Leave out the images and repeat the listing below without a single change.

Provided data
☆ ☆ ☆ ☆ ☆
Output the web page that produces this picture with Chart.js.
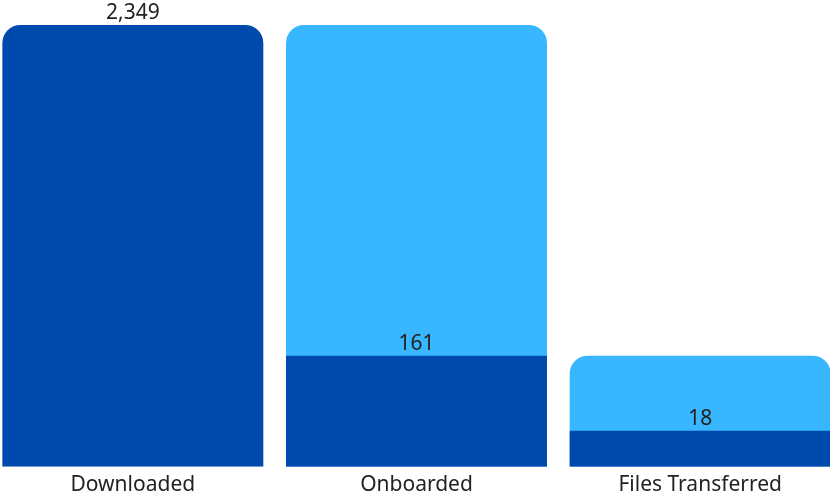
<!DOCTYPE html>
<html>
<head>
<meta charset="utf-8">
<script src="https://cdn.jsdelivr.net/npm/chart.js@4/dist/chart.umd.min.js"></script>
<style>
  html, body { margin: 0; padding: 0; background: #fff; overflow: hidden; }
  body { width: 830px; height: 494px; position: relative; }
  #funnelChart { position: absolute; left: -9px; top: 0; }
</style>
</head>
<body>
<canvas id="funnelChart" width="851" height="504"></canvas>
<script>
// ファネルの各段階
const stages = ['Downloaded', 'Onboarded', 'Files Transferred'];
// 各段階の件数
const stageCounts = [2349, 161, 18];
// 前の段階の件数（背景バー）
const previousCounts = [null, 2349, 161];

const darkBlue = '#004AAD';
const lightBlue = '#38B6FF';
const textColor = '#222222';
const fontFamily = '"Noto Sans", "Open Sans", sans-serif';

// べき乗スケール（小さい値も見えるように圧縮）
class PowScale extends Chart.LinearScale {
    _pow(v) {
        return Math.pow(Math.max(v, 0), this.options.exponent);
    }
    getPixelForValue(value) {
        const lo = this._pow(this.min);
        const hi = this._pow(this.max);
        const t = (this._pow(value) - lo) / (hi - lo);
        return this.getPixelForDecimal(t);
    }
    getValueForPixel(pixel) {
        const lo = this._pow(this.min);
        const hi = this._pow(this.max);
        const t = this.getDecimalForPixel(pixel);
        return Math.pow(lo + t * (hi - lo), 1 / this.options.exponent);
    }
}
PowScale.id = 'pow';
PowScale.defaults = Object.assign({}, Chart.LinearScale.defaults, { exponent: 0.5 });
Chart.register(PowScale);

// バー上の数値ラベル
const valueLabels = {
    id: 'valueLabels',
    afterDatasetsDraw(chart) {
        const ctx = chart.ctx;
        const meta = chart.getDatasetMeta(0);
        ctx.save();
        ctx.font = '21px ' + fontFamily;
        ctx.fillStyle = textColor;
        ctx.textAlign = 'center';
        ctx.textBaseline = 'middle';
        meta.data.forEach((bar, i) => {
            ctx.fillText(stageCounts[i].toLocaleString('en-US'), bar.x, bar.y - 12);
        });
        ctx.restore();
    }
};

const chartContext = document.getElementById('funnelChart');

new Chart(chartContext, {
    type: 'bar',
    data: {
        labels: stages,
        datasets: [
            {
                label: 'Count',
                data: stageCounts,
                backgroundColor: darkBlue,
                borderRadius: (c) => c.dataIndex === 0
                    ? { topLeft: 18, topRight: 18, bottomLeft: 0, bottomRight: 0 }
                    : 0,
                borderSkipped: 'bottom',
                barPercentage: 0.92,
                categoryPercentage: 1
            },
            {
                label: 'Previous',
                data: previousCounts,
                backgroundColor: lightBlue,
                borderRadius: { topLeft: 18, topRight: 18, bottomLeft: 0, bottomRight: 0 },
                borderSkipped: 'bottom',
                barPercentage: 0.92,
                categoryPercentage: 1
            }
        ]
    },
    options: {
        responsive: false,
        animation: false,
        layout: { padding: { top: 25, left: 0, right: 0, bottom: 0 } },
        plugins: {
            legend: { display: false },
            tooltip: { enabled: false }
        },
        scales: {
            x: {
                stacked: true,
                grid: { display: false, drawTicks: false },
                border: { display: false },
                ticks: {
                    color: textColor,
                    font: { family: fontFamily, size: 21 },
                    padding: 6
                }
            },
            y: {
                type: 'pow',
                exponent: 0.515,
                stacked: false,
                min: 0,
                max: 2349,
                display: false
            }
        }
    },
    plugins: [valueLabels]
});
</script>
</body>
</html>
☆ ☆ ☆ ☆ ☆
Final result
Output the web page that produces this picture with Chart.js.
<!DOCTYPE html>
<html>
<head>
<meta charset="utf-8">
<script src="https://cdn.jsdelivr.net/npm/chart.js@4/dist/chart.umd.min.js"></script>
<style>
  html, body { margin: 0; padding: 0; background: #fff; overflow: hidden; }
  body { width: 830px; height: 494px; position: relative; }
  #funnelChart { position: absolute; left: -9px; top: 0; }
</style>
</head>
<body>
<canvas id="funnelChart" width="851" height="504"></canvas>
<script>
// ファネルの各段階
const stages = ['Downloaded', 'Onboarded', 'Files Transferred'];
// 各段階の件数
const stageCounts = [2349, 161, 18];
// 前の段階の件数（背景バー）
const previousCounts = [null, 2349, 161];

const darkBlue = '#004AAD';
const lightBlue = '#38B6FF';
const textColor = '#222222';
const fontFamily = '"Noto Sans", "Open Sans", sans-serif';

// べき乗スケール（小さい値も見えるように圧縮）
class PowScale extends Chart.LinearScale {
    _pow(v) {
        return Math.pow(Math.max(v, 0), this.options.exponent);
    }
    getPixelForValue(value) {
        const lo = this._pow(this.min);
        const hi = this._pow(this.max);
        const t = (this._pow(value) - lo) / (hi - lo);
        return this.getPixelForDecimal(t);
    }
    getValueForPixel(pixel) {
        const lo = this._pow(this.min);
        const hi = this._pow(this.max);
        const t = this.getDecimalForPixel(pixel);
        return Math.pow(lo + t * (hi - lo), 1 / this.options.exponent);
    }
}
PowScale.id = 'pow';
PowScale.defaults = Object.assign({}, Chart.LinearScale.defaults, { exponent: 0.5 });
Chart.register(PowScale);

// バー上の数値ラベル
const valueLabels = {
    id: 'valueLabels',
    afterDatasetsDraw(chart) {
        const ctx = chart.ctx;
        const meta = chart.getDatasetMeta(0);
        ctx.save();
        ctx.font = '21px ' + fontFamily;
        ctx.fillStyle = textColor;
        ctx.textAlign = 'center';
        ctx.textBaseline = 'middle';
        meta.data.forEach((bar, i) => {
            ctx.fillText(stageCounts[i].toLocaleString('en-US'), bar.x, bar.y - 12);
        });
        ctx.restore();
    }
};

const chartContext = document.getElementById('funnelChart');

new Chart(chartContext, {
    type: 'bar',
    data: {
        labels: stages,
        datasets: [
            {
                label: 'Count',
                data: stageCounts,
                backgroundColor: darkBlue,
                borderRadius: (c) => c.dataIndex === 0
                    ? { topLeft: 18, topRight: 18, bottomLeft: 0, bottomRight: 0 }
                    : 0,
                borderSkipped: 'bottom',
                barPercentage: 0.92,
                categoryPercentage: 1
            },
            {
                label: 'Previous',
                data: previousCounts,
                backgroundColor: lightBlue,
                borderRadius: { topLeft: 18, topRight: 18, bottomLeft: 0, bottomRight: 0 },
                borderSkipped: 'bottom',
                barPercentage: 0.92,
                categoryPercentage: 1
            }
        ]
    },
    options: {
        responsive: false,
        animation: false,
        layout: { padding: { top: 25, left: 0, right: 0, bottom: 0 } },
        plugins: {
            legend: { display: false },
            tooltip: { enabled: false }
        },
        scales: {
            x: {
                stacked: true,
                grid: { display: false, drawTicks: false },
                border: { display: false },
                ticks: {
                    color: textColor,
                    font: { family: fontFamily, size: 21 },
                    padding: 6
                }
            },
            y: {
                type: 'pow',
                exponent: 0.515,
                stacked: false,
                min: 0,
                max: 2349,
                display: false
            }
        }
    },
    plugins: [valueLabels]
});
</script>
</body>
</html>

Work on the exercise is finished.